The American Continental Congress, meeting in Philadelphia in October 1774, determined to insist that Parliament repeal the Quebec Act on the grounds that it constituted a parliamentary effort “by the influence of civil principles and ancient prejudices, to dispose the inhabitants [of Quebec] to act with hostility against the free Protestant colonies, whenever a wicked ministry shall chuse to direct them” (Ammerman, 70).

Opponents of the Quebec Act in Britain went even further, arguing that the Quebec Act subverted the church, law, and constitution of England at one stroke, and warning of the grave consequences of “digging the pit for America into which we ourselves must fall” (Lawson, 135).

Additionally, had the terms of the Quebec Act been followed to the letter, the Canadian habitants might have realized that this ostensibly liberal policy actually placed severe limitations on the traditional exercise of church authority in Quebec, and that it reflected a policy of “gentle but steady and determined anglicization”.

If the Quebec Act’s creators truly believed that in 1774 they could pass such legislation without bothering to consider the broader context of potential reaction to its provisions on both sides of the Atlantic, it would appear to indicate, at best, their astonishing political tone-deafness in the midst of an imperial crisis.
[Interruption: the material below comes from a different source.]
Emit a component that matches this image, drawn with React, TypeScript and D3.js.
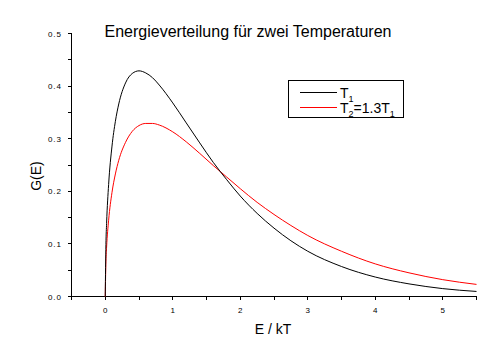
import { useEffect, useRef } from 'react';
import * as d3 from 'd3';

// values (E/kT vs G(E))
const energies = [0, 0.01, 0.02, 0.05, 0.1, 0.15, 0.2, 0.3, 0.4, 0.5, 0.6, 0.7, 0.8, 1.0, 1.2, 1.4, 1.6, 1.8, 2.0, 2.25, 2.5, 2.75, 3.0, 3.5, 4.0, 4.5, 5.0, 5.5];
const gT1 = [0, 0.099, 0.139, 0.213, 0.286, 0.333, 0.366, 0.406, 0.424, 0.429, 0.425, 0.416, 0.402, 0.368, 0.330, 0.292, 0.255, 0.222, 0.191, 0.158, 0.130, 0.106, 0.086, 0.057, 0.037, 0.024, 0.015, 0.0096];
const gT2 = [0, 0.067, 0.094, 0.145, 0.198, 0.233, 0.259, 0.293, 0.314, 0.325, 0.329, 0.329, 0.326, 0.313, 0.294, 0.272, 0.249, 0.227, 0.205, 0.179, 0.156, 0.135, 0.116, 0.086, 0.062, 0.045, 0.032, 0.023];

const xMajor = [0, 1, 2, 3, 4, 5];
const xMinor = [-0.5, 0.5, 1.5, 2.5, 3.5, 4.5, 5.5];
const yMajor = [0, 0.1, 0.2, 0.3, 0.4, 0.5];
const yMinor = [0.05, 0.15, 0.25, 0.35, 0.45];

const W = 504;
const H = 361;
const FONT = '"Liberation Sans", Arial, sans-serif';

export default function App() {
  const svgRef = useRef<SVGSVGElement>(null);

  useEffect(() => {
    if (!svgRef.current) return;
    const svg = d3.select(svgRef.current);
    svg.selectAll('*').remove();

    const x = d3.scaleLinear().domain([-0.5, 5.5]).range([71.5, 476.5]);
    const y = d3.scaleLinear().domain([0, 0.5]).range([296.5, 33.5]);

    svg.append('rect').attr('width', W).attr('height', H).attr('fill', '#fff');

    // axes
    const ax = svg.append('g').attr('stroke', '#000').attr('stroke-width', 1).attr('shape-rendering', 'crispEdges');
    ax.append('line').attr('x1', x(-0.5)).attr('x2', x(5.5)).attr('y1', y(0)).attr('y2', y(0));
    ax.append('line').attr('x1', x(-0.5)).attr('x2', x(-0.5)).attr('y1', y(0)).attr('y2', y(0.5));

    [...xMajor, ...xMinor].forEach(v => {
      ax.append('line').attr('x1', x(v)).attr('x2', x(v)).attr('y1', y(0)).attr('y2', y(0) + 3);
    });
    [...yMajor, ...yMinor].forEach(v => {
      ax.append('line').attr('x1', x(-0.5) - 4).attr('x2', x(-0.5)).attr('y1', y(v)).attr('y2', y(v));
    });

    svg.append('g')
      .selectAll('text')
      .data(xMajor)
      .enter()
      .append('text')
      .attr('x', d => x(d))
      .attr('y', 313)
      .attr('text-anchor', 'middle')
      .attr('font-family', FONT)
      .attr('font-size', 8)
      .text(d => d3.format('d')(d));

    svg.append('g')
      .selectAll('text')
      .data(yMajor)
      .enter()
      .append('text')
      .attr('x', 62)
      .attr('y', d => y(d) + 3)
      .attr('text-anchor', 'end')
      .attr('font-family', FONT)
      .attr('font-size', 8)
      .attr('letter-spacing', 1)
      .text(d => d3.format('.1f')(d));

    // curves
    const line = d3.line<number>()
      .x((_, i) => x(energies[i]))
      .y(d => y(d))
      .curve(d3.curveMonotoneX);

    svg.append('path').attr('d', line(gT2)).attr('fill', 'none').attr('stroke', '#ff0000').attr('stroke-width', 1);
    svg.append('path').attr('d', line(gT1)).attr('fill', 'none').attr('stroke', '#000').attr('stroke-width', 1);

    // titles
    svg.append('text')
      .attr('x', 248).attr('y', 37)
      .attr('text-anchor', 'middle')
      .attr('font-family', FONT).attr('font-size', 16)
      .text('Energieverteilung für zwei Temperaturen');

    svg.append('text')
      .attr('x', 273).attr('y', 334)
      .attr('text-anchor', 'middle')
      .attr('font-family', FONT).attr('font-size', 14)
      .text('E / kT');

    svg.append('text')
      .attr('transform', 'translate(41,176) rotate(-90)')
      .attr('text-anchor', 'middle')
      .attr('font-family', FONT).attr('font-size', 14)
      .text('G(E)');

    // legend
    const lg = svg.append('g');
    lg.append('rect')
      .attr('x', 288.5).attr('y', 80.5).attr('width', 115).attr('height', 37)
      .attr('fill', '#fff').attr('stroke', '#000').attr('stroke-width', 1)
      .attr('shape-rendering', 'crispEdges');
    lg.append('line').attr('x1', 300).attr('x2', 337).attr('y1', 92).attr('y2', 92)
      .attr('stroke', '#000').attr('shape-rendering', 'crispEdges');
    lg.append('line').attr('x1', 300).attr('x2', 337).attr('y1', 107).attr('y2', 107)
      .attr('stroke', '#ff0000').attr('shape-rendering', 'crispEdges');

    const t1 = lg.append('text').attr('x', 340).attr('y', 98).attr('font-family', FONT).attr('font-size', 14);
    t1.append('tspan').text('T');
    t1.append('tspan').attr('font-size', 9).attr('dy', 4).text('1');

    const t2 = lg.append('text').attr('x', 340).attr('y', 113).attr('font-family', FONT).attr('font-size', 14);
    t2.append('tspan').text('T');
    t2.append('tspan').attr('font-size', 9).attr('dy', 4).text('2');
    t2.append('tspan').attr('dy', -4).text('=1.3T');
    t2.append('tspan').attr('font-size', 9).attr('dy', 4).text('1');
  }, []);

  return (
    <div style={{ position: 'absolute', left: 0, top: 0, width: W, height: H }}>
      <svg ref={svgRef} width={W} height={H} />
    </div>
  );
}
At worst, the Quebec Act could be viewed as a reflection of the North ministry’s desire to permit the appearance of conspiratorial policymaking against constitutional interests on both sides of the Atlantic in order to present a show of force against colonial and domestic opposition. Expressions of suspicion concerning the Quebec Act, emanating in Britain and America, represented more than simply “a stick with which to beat the ministry” (Lawson, 149).

The Quebec Act violated the imperial axiom of the British constitution following the flag, it appeared to repudiate the idea of Protestant ascendancy, and it appeared amidst a number of other political developments that appeared to threaten the constitution at home and throughout the larger empire.